Once the developer’s funds are in place, the CRA will start the process of land acquisition, said Celie Stanford, the CRA’s real estate acquisition/relocation manager.

“Probably end of December, first of January, we are looking forward to being in a position to really start the activity of assembling the land and relocating the people,” Stanford said.

The CRA’s estimated cost to relocate the residents and business owners excluding the actual cost of land acquisition is expected to be around $7 million. That money will be used for CRA staff time on the project, the hiring of real estate and equipment appraisers and other costs of relocation.

The cost of land acquisition will depend on how much the land is appraised for, but the CRA is limited to spending $88.5 million $58.5 million in city-issued bonds, $12 million from the CRA itself and $18 million from the developers for the entire process of land acquisition and relocating businesses and residents.

The CRA and the developers also have to contend with a couple of outstanding lawsuits including one brought by residents of the Pico-Union area west of the arena site that challenges the city’s environmental impact report.
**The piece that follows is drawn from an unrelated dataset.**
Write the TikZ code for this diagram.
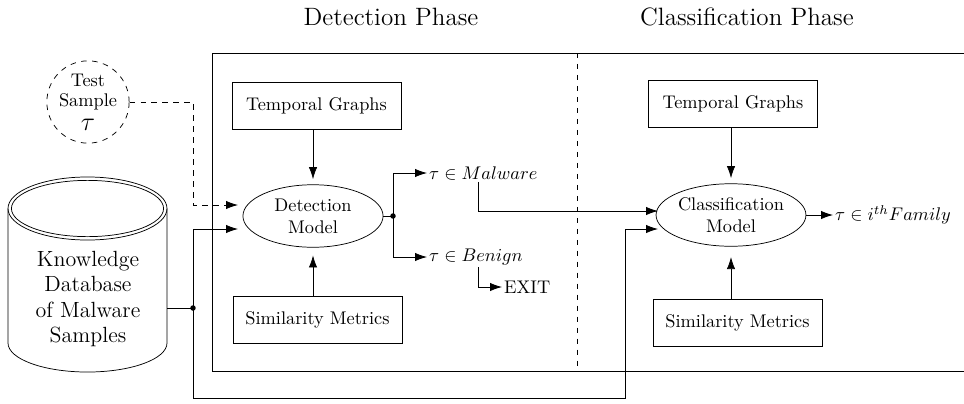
\documentclass[tikz,border=0pt]{standalone}
\usetikzlibrary{arrows.meta,shapes.geometric}
\begin{document}
\begin{tikzpicture}[x=0.0192cm,y=-0.0192cm,
        >={Latex[length=2.3mm,width=1.6mm]},
        box/.style={draw,minimum width=3.24cm,minimum height=0.9cm},
        model/.style={draw,ellipse,minimum width=2.69cm,minimum height=1.2cm,inner sep=0pt,align=center},
        phase/.style={font=\fontsize{13.7}{16}\selectfont},
        outcome/.style={anchor=west,inner sep=1pt}]
        \useasboundingbox (0,0) rectangle (964,403);

        % Phase titles
        \node[phase] (dettitle) at (391,17) {Detection Phase};
        \node[phase] (clstitle) at (747,17) {Classification Phase};

        % Frame and divider
        \draw (964,53) -- (212,53) -- (212,371) -- (964,371);
        \draw[dashed] (577,53) -- (577,371);

        % Test sample
        \node[draw,dashed,circle,minimum size=1.58cm,inner sep=0pt,align=center] (test) at (88,102) {Test\\[-1pt]Sample\\[1pt]{\Large $\tau$}};

        % Knowledge database
        \draw (8,208.5) -- (8,343) arc[start angle=180,end angle=360,x radius=1.526cm,y radius=0.557cm] -- (167,208.5);
        \draw (87.5,208.5) ellipse [x radius=1.526cm,y radius=0.605cm];
        \draw (87.5,208.5) ellipse [x radius=1.46cm,y radius=0.54cm];
        \node[align=center,font=\large] (kdb) at (88,299) {Knowledge\\Database\\of Malware\\Samples};

        % Detection phase
        \node[box] (tg1) at (316.5,106) {Temporal Graphs};
        \node[model] (detect) at (313,216) {Detection\\Model};
        \node[box] (sm1) at (317.5,319.5) {Similarity Metrics};
        \draw[->,shorten >=1mm] (tg1.south -| detect.north) -- (detect.north);
        \draw[->,shorten >=1.5mm] (sm1.north -| detect.south) -- (detect.south);

        \coordinate (dsplit) at (393,216);
        \draw (detect.east) -- (dsplit);
        \fill (dsplit) circle (1.5pt);
        \node[outcome] (mal) at (427,173) {$\tau \in Malware$};
        \node[outcome] (ben) at (427,257) {$\tau \in Benign$};
        \node[outcome] (exit) at (502,287) {EXIT};
        \draw[->] (dsplit) |- (mal.west);
        \draw[->] (dsplit) |- (ben.west);
        \draw[->] ([xshift=0.04cm]ben.south) |- (exit.west);

        % Classification phase
        \node[box] (tg2) at (733,103.5) {Temporal Graphs};
        \node[model] (classify) at (731,215) {Classification\\Model};
        \node[box] (sm2) at (737.5,322.5) {Similarity Metrics};
        \draw[->,shorten >=1mm] (tg2.south -| classify.north) -- (classify.north);
        \draw[->,shorten >=2mm] (sm2.north -| classify.south) -- (classify.south);
        \node[outcome] (fam) at (833,215) {$\tau \in i^{th}Family$};
        \draw[->] (classify.east) -- (fam.west);

        \coordinate (cin1) at (658,211);
        \coordinate (cin2) at (658,229);
        \draw[->] ([xshift=-0.1cm]mal.south) |- (cin1);

        % Inputs to both models
        \coordinate (kdbr) at (167,308);
        \coordinate (ksplit) at (193,308);
        \coordinate (din1) at (238,205);
        \coordinate (din2) at (238,229);
        \coordinate (loop) at (625,398);
        \draw (kdbr) -- (ksplit);
        \fill (ksplit) circle (1.5pt);
        \draw[->] (ksplit) |- (din2);
        \draw[->] (ksplit) |- (loop) |- (cin2);
        \draw[dashed,->] (test.east) -| (ksplit |- din1) -- (din1);
    \end{tikzpicture}
\end{document}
“They’re claiming that the arena is going to generate traffic through their neighborhood,” said David Riccitiello, the CRA’s sports arena project manager. “So they’re claiming that the EIR is not adequate. We have to deal with the lawsuit.”

The lawsuit could derail the project if it prevents the developers from securing financing, although unless that happens, the CRA will be able to go ahead with its land acquisitions, Riccitiello said.

Meanwhile, although the CRA has yet to speak with owners of the 167 residences and 33 businesses in the arena area, a group of business owners already has hired a consultant to represent them during the relocation process.

Randy Nielsen, a consultant with Burbank-based Redevelopment Consultants of America, said he has been working with five clients in the area for several months, and that he is expecting several more business and property owners to sign on with the firm soon.

“Everybody that we have dealt with wants to keep their business they want to be relocated,” Nielsen said. “Obviously they’re concerned. They want to be viable.”

Kun Kim, owner of Color & Copy, a print shop on Olympic Boulevard north of the arena site, said he is concerned about the cost and time associated with relocating.

“If I move, I have to pay two and a half times as much (rent) as I pay right now,” said Kim, who has owned the business for close to four years and has hired Redevelopment Consultants to help him with the move.

“I spent almost six months to set up this location, and now I have to go through that again,” Kim said.

Yousef Geris, owner of Aaron’s Liquor, also located on Olympic, said he is unhappy he has only heard about his need to relocate from news reports and neighbors, but not from the CRA itself.

“It’s better to contact us soon,” Geris said, adding that his livelihood depends on income from the store, which he has owned for three years.

Stanford of the CRA said the agency is required by law to pay property owners the market value for their property. In addition, it must either pay business owners for their equipment or help them relocate it, and help businesses through the relocation process.

“We assist them in whatever they need in order to reestablish them at the new site,” Stanford said.

In addition, the CRA often helps relocated businesses with such tasks as obtaining new conditional use permits.